While this change does not fully align the treatment of Part 2 and SUD patient records with HIPAA, it represents a significant step toward that goal. HHS implementing guidance may help inform future efforts to fully align Part 2 with HIPAA.
Liability Protection
The new bill provides temporary immunity from liability for volunteer healthcare professionals, as long as those health care professionals meet certain criteria. The immunity afforded by this provision is in addition to the protections afford by the Volunteer Protection Act. However, because this provision applies only to volunteers, it likely does not apply to hospital systems or other health care providers.
WHAT’S MISSING
Surprise Billing and Prescription Drug Pricing
Although the CARES Act includes many health provisions, it leaves out some noteworthy policies that have been at the forefront of Congress’ agenda since the beginning of 2019. The law does not address the issue of surprise medical bills, which stalled in Congress after multiple House committees proposed competing plans to resolve payment disputes between payers and providers. An alternative to the CARES Act proposed by House Democrats, the Take Responsibility for Workers and Families Act (H.R. 6397), included a section expressing the “sense of Congress” that healthcare providers should refrain from balance billing during the COVID-19 emergency, but the final text of the CARES Act includes no reference to surprise billing.
The CARES Act also does not include various bipartisan drug pricing reforms championed by Senate Finance Committee Chairman Chuck Grassley (R-IA) and Ranking Member Ron Wyden (D-OR). These include reforms to the catastrophic phase of the Medicare Part D benefit, a cap on drug price increases tied to inflation and monetary penalties for companies that raise their prices above the rate of inflation, and a cap on seniors’ out-of-pocket costs for prescription drugs. While Senator Grassley made a last-minute public push for inclusion of these policies, it did not happen.
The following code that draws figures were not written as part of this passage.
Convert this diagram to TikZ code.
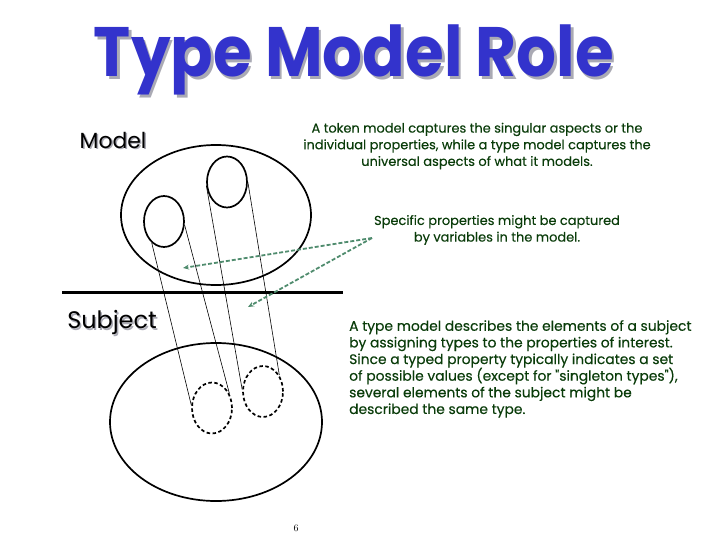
\documentclass[tikz,border=0pt]{standalone}
\usepackage{fontspec}
\newfontfamily\comicfont{Poppins}
\newfontfamily\notefont[FakeBold=0.3]{Poppins}
\usetikzlibrary{shapes.geometric,arrows.meta}
\definecolor{titleblue}{RGB}{51,51,204}
\definecolor{notegreen}{RGB}{10,60,10}
\definecolor{arrowgreen}{RGB}{80,140,110}
\definecolor{shadowgray}{RGB}{170,170,180}
\begin{document}
\begin{tikzpicture}[x=1bp,y=-1bp,
    oval/.style={ellipse,draw,line width=1.7bp,inner sep=0pt},
    small oval/.style={oval,minimum width=40bp,minimum height=51bp},
    tangent/.style={line width=0.6bp},
    note/.style={font=\notefont\fontsize{13}{16.7}\selectfont,text=notegreen,inner sep=0pt},
    label/.style={font=\comicfont\fontsize{22}{22}\selectfont,inner sep=0pt},
    headline/.style={font=\comicfont\bfseries\fontsize{60}{60}\selectfont,inner sep=0pt,anchor=base},
    pointer/.style={draw=arrowgreen,line width=1.8bp,dash pattern=on 4bp off 2bp,
      -{Stealth[length=6bp,width=5bp]}}]
  \useasboundingbox (0,0) rectangle (720,540);
  % title with its shadow
  \node[headline,text=shadowgray] (Tsh) at (356.5,79.5) {\scalebox{1.05}[1.17]{Type Model Role}};
  \node[headline,text=titleblue] (T) at (354,77) {\scalebox{1.05}[1.17]{Type Model Role}};
  % labels
  \node[label,text=shadowgray] (Msh) at (114.5,141.5) {Model};
  \node[label] (M) at (113,140) {Model};
  \node[label,font=\comicfont\fontsize{24}{24}\selectfont,text=shadowgray] (Ssh) at (113.5,324.5) {Subject};
  \node[label,font=\comicfont\fontsize{24}{24}\selectfont] (S) at (112,323) {Subject};
  % model and subject
  \node[oval,minimum width=190bp,minimum height=140bp] (MO) at (216,215) {};
  \node[oval,minimum width=212bp,minimum height=158bp] (SO) at (216,422) {};
  \node[small oval] (M1) at (164,221.5) {};
  \node[small oval] (M2) at (227,182) {};
  \node[small oval,dashed,dash pattern=on 3.5bp off 2.5bp] (S1) at (212,408) {};
  \node[small oval,dashed,dash pattern=on 3.5bp off 2.5bp] (S2) at (263,391.5) {};
  \draw[tangent] (M1.240) -- (S1.172);
  \draw[tangent] (M1.350) -- (S1.40);
  \draw[tangent] (M2.190) -- (S2.175);
  \draw[tangent] (M2.0) -- (S2.45);
  % boundary
  \coordinate (L1) at (62,292);
  \coordinate (L2) at (343,292);
  \draw[line width=3bp] (L1) -- (L2);
  % notes
  \node[note,align=center] (N1) at (477,146) {A token model captures the singular aspects or the\\
    individual properties, while a type model captures the\\
    universal aspects of what it models.};
  \node[note,align=center] (N2) at (497,230) {Specific properties might be captured\\
    by variables in the model.};
  \node[note,font=\notefont\fontsize{13.9}{16.7}\selectfont,align=left,anchor=north west] (N3) at (349,320) {A type model describes the elements of a subject\\
    by assigning types to the properties of interest.\\
    Since a typed property typically indicates a set\\
    of possible values (except for "singleton types"),\\
    several elements of the subject might be\\
    described the same type.};
  % pointers
  \coordinate (P) at (372,238);
  \coordinate (A1) at (183,268);
  \coordinate (A2) at (248,307);
  \draw[pointer] (P) -- (A1);
  \draw[pointer] (P) -- (A2);
  % page number
  \node[font=\fontsize{10}{10}\selectfont,inner sep=0pt] (pg) at (296,528) {6};
\end{tikzpicture}
\end{document}
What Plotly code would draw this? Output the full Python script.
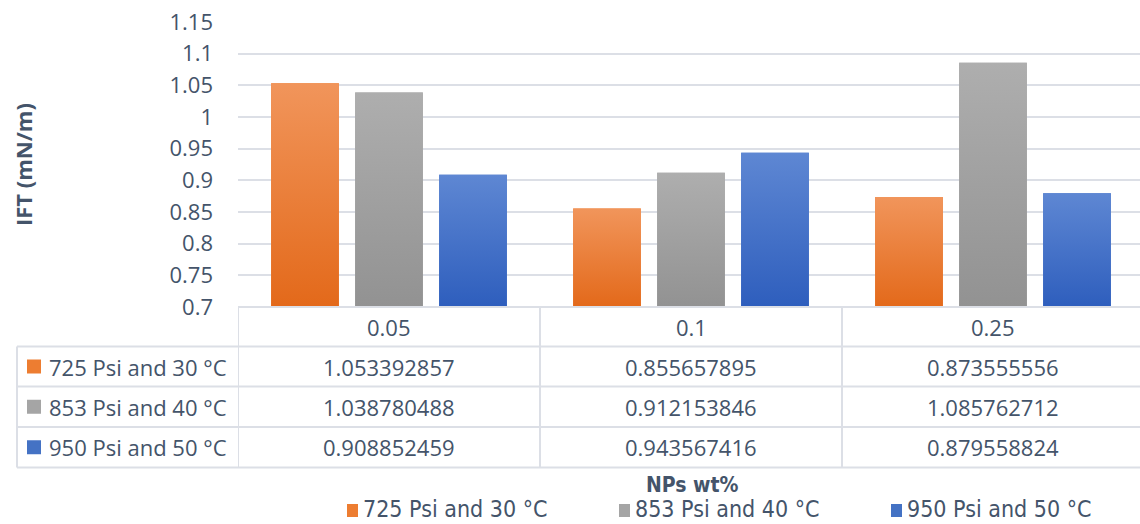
import plotly.graph_objects as go

# ---- data -------------------------------------------------------------
categories = ["0.05", "0.1", "0.25"]
series_names = ["725 Psi and 30 °C", "853 Psi and 40 °C", "950 Psi and 50 °C"]
ift_725psi_30c = [1.053392857, 0.855657895, 0.873555556]
ift_853psi_40c = [1.038780488, 0.912153846, 1.085762712]
ift_950psi_50c = [0.908852459, 0.943567416, 0.879558824]
y_ticks = [0.7, 0.75, 0.8, 0.85, 0.9, 0.95, 1.0, 1.05, 1.1, 1.15]
y_tick_labels = ["0.7", "0.75", "0.8", "0.85", "0.9", "0.95", "1", "1.05", "1.1", "1.15"]

series_values = [ift_725psi_30c, ift_853psi_40c, ift_950psi_50c]

# ---- styling ----------------------------------------------------------
W, H = 1140, 524
PLOT_LEFT = 238          # px, left edge of plot area / first table column
CAT_W = 302              # px, width of one category column
Y_MIN, Y_MAX = 0.7, 1.15
PLOT_TOP, PLOT_BOTTOM = 22, 307
TABLE_ROWS = [307, 346.5, 386.5, 427, 467.5]
TABLE_LEFT = 17
LEGEND_X = [347, 619, 891]   # px, left edge of each legend swatch
LEGEND_SWATCH_Y = 510        # px, vertical centre of the legend swatches

TEXT = "#44546A"
GRID = "#DCDFE6"
FONT = "Open Sans, Noto Sans, sans-serif"
NARROW = "DejaVu Sans Condensed, Roboto, sans-serif"

# (top colour, bottom colour, solid colour) per series
COLORS = [
    ("#F1955B", "#E3691A", "#ED7D31"),
    ("#AEAEAE", "#929292", "#A5A5A5"),
    ("#5E87D3", "#2E5EBD", "#4472C4"),
]

BAR_W = 67.7 / CAT_W     # bar width in category units
SLOT = 84.0 / CAT_W      # distance between bar centres in a group


def px_x(px):
    return px / W


def px_y(py):
    return 1 - py / H


fig = go.Figure()
cat_idx = list(range(len(categories)))

for s, (name, vals) in enumerate(zip(series_names, series_values)):
    top, bottom, solid = COLORS[s]
    centre_off = (s - 1) * SLOT
    fig.add_trace(go.Bar(
        x=cat_idx, y=vals, name=name,
        width=BAR_W, offset=centre_off - BAR_W / 2,
        marker=dict(color=solid, line=dict(width=0)),
        hoverinfo="skip",
    ))
    # vertical shading for each bar of this series
    for c, v in zip(cat_idx, vals):
        x0 = c + centre_off - BAR_W / 2
        x1 = c + centre_off + BAR_W / 2
        fig.add_trace(go.Scatter(
            x=[x0, x1, x1, x0, x0], y=[Y_MIN, Y_MIN, v, v, Y_MIN],
            mode="none", fill="toself",
            fillgradient=dict(type="vertical",
                              colorscale=[[0, bottom], [1, top]]),
            showlegend=False, hoverinfo="skip",
        ))

# ---- data table below the plot -----------------------------------------
shapes = []
line = dict(color=GRID, width=2)
shapes.append(dict(type="line", xref="paper", yref="paper",
                   x0=px_x(PLOT_LEFT), x1=1, y0=px_y(TABLE_ROWS[0]), y1=px_y(TABLE_ROWS[0]), line=line))
for r in TABLE_ROWS[1:]:
    shapes.append(dict(type="line", xref="paper", yref="paper",
                       x0=px_x(TABLE_LEFT), x1=1, y0=px_y(r), y1=px_y(r), line=line))
for c in cat_idx:
    shapes.append(dict(type="line", xref="x", yref="paper",
                       x0=c - 0.5, x1=c - 0.5, y0=px_y(TABLE_ROWS[0]), y1=px_y(TABLE_ROWS[-1]), line=line))
shapes.append(dict(type="line", xref="paper", yref="paper",
                   x0=px_x(TABLE_LEFT), x1=px_x(TABLE_LEFT),
                   y0=px_y(TABLE_ROWS[1]), y1=px_y(TABLE_ROWS[-1]), line=line))

annotations = []
tfont = dict(family=FONT, size=22, color=TEXT)
# category header row
hdr_y = px_y((TABLE_ROWS[0] + TABLE_ROWS[1]) / 2)
for c, lab in zip(cat_idx, categories):
    annotations.append(dict(x=c, y=hdr_y, xref="x", yref="paper", text=lab,
                            showarrow=False, font=tfont, xanchor="center", yanchor="middle"))
# series rows
for s, (name, vals) in enumerate(zip(series_names, series_values)):
    ry = px_y((TABLE_ROWS[s + 1] + TABLE_ROWS[s + 2]) / 2)
    shapes.append(dict(type="rect", xref="paper", yref="paper",
                       x0=px_x(27), x1=px_x(41), y0=ry - 7 / H, y1=ry + 7 / H,
                       fillcolor=COLORS[s][2], line=dict(width=0)))
    annotations.append(dict(x=px_x(47), y=ry, xref="paper", yref="paper", text=name,
                            showarrow=False, font=tfont, xanchor="left", yanchor="middle"))
    for c, v in zip(cat_idx, vals):
        annotations.append(dict(x=c, y=ry, xref="x", yref="paper", text=str(v),
                                showarrow=False, font=tfont, xanchor="center", yanchor="middle"))

# legend below the table, text boxes sit on the bottom edge
ly = px_y(LEGEND_SWATCH_Y)
for s, name in enumerate(series_names):
    lx = LEGEND_X[s]
    shapes.append(dict(type="rect", xref="paper", yref="paper",
                       x0=px_x(lx), x1=px_x(lx + 11), y0=ly - 7 / H, y1=ly + 6 / H,
                       fillcolor=COLORS[s][2], line=dict(width=0)))
    annotations.append(dict(x=px_x(lx + 14), y=0, xref="paper", yref="paper", text=name,
                            showarrow=False, font=dict(family=NARROW, size=23, color=TEXT),
                            xanchor="left", yanchor="bottom"))

# axis titles
annotations.append(dict(x=px_x(23), y=px_y(165), xref="paper", yref="paper",
                        text="<b>IFT (mN/m)</b>", textangle=-90, showarrow=False,
                        font=dict(family=FONT, size=22, color=TEXT),
                        xanchor="center", yanchor="middle"))
annotations.append(dict(x=px_x(692), y=px_y(485), xref="paper", yref="paper",
                        text="<b>NPs wt%</b>", showarrow=False,
                        font=dict(family=NARROW, size=21, color=TEXT),
                        xanchor="center", yanchor="middle"))

fig.update_layout(
    width=W, height=H,
    margin=dict(l=0, r=0, t=0, b=0, autoexpand=False),
    paper_bgcolor="white", plot_bgcolor="white",
    barmode="overlay",
    showlegend=False,
    xaxis=dict(domain=[px_x(PLOT_LEFT), 1],
               range=[-0.5, -0.5 + (W - PLOT_LEFT) / CAT_W],
               showticklabels=False, showgrid=False, zeroline=False, showline=False,
               automargin=False, fixedrange=True),
    yaxis=dict(domain=[px_y(PLOT_BOTTOM), px_y(PLOT_TOP)],
               range=[Y_MIN, Y_MAX], tickvals=y_ticks, ticktext=y_tick_labels,
               showgrid=True, gridcolor=GRID, gridwidth=2, zeroline=False,
               showline=False, ticks="", ticklabelstandoff=24, automargin=False,
               tickfont=dict(family=FONT, size=22, color=TEXT), fixedrange=True),
    shapes=shapes,
    annotations=annotations,
)

fig.write_html("out.html")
Other Provisions in the Take Responsibility Act
Many Democratic priorities that were included in H.R. 6397 were also left out of the CARES Act. These include direct support for health plans and provisions around preserving and supporting pillars of the ACA. The CARES Act excludes a provision included in H.R. 6397 that would have prevented HHS from finalizing the Medicaid Fiscal Accountability Regulation (MFAR) until two years after the end of the public health emergency. MFAR would make changes to the way states finance their share of the Medicaid program, potentially reducing funding and limiting access to care for beneficiaries. Hospitals are widely opposed to MFAR and have called for it to be withdrawn or delayed in light of the many other burdens placed on them by the public health emergency.
What Comes Next?
With these policies left out of the CARES Act, it is unclear if and when Congress will act on them. After passing the CARES Act, the Senate announced that it will adjourn until at least April 20, 2020, in an effort to protect the health of its members. The House is expected to approve CARES, and then follow suit. When Congress returns, they may turn to a fourth and fifth relief bill. It is possible that drug pricing or surprise billing policy could be included in those future packages, although it is not clear what Congress’ appetite will be for including controversial policy changes in emergency relief legislation.
The next funding deadline for the extenders (November 30, 2020) could also present an opportunity to address these proposals. It has been widely assumed that if Congress were to pass surprise billing or drug pricing legislation, it would do so combined with funding the health extenders. The rationale is that the drug pricing and surprise billing proposals on the table save money, which could offset the cost of funding the extenders.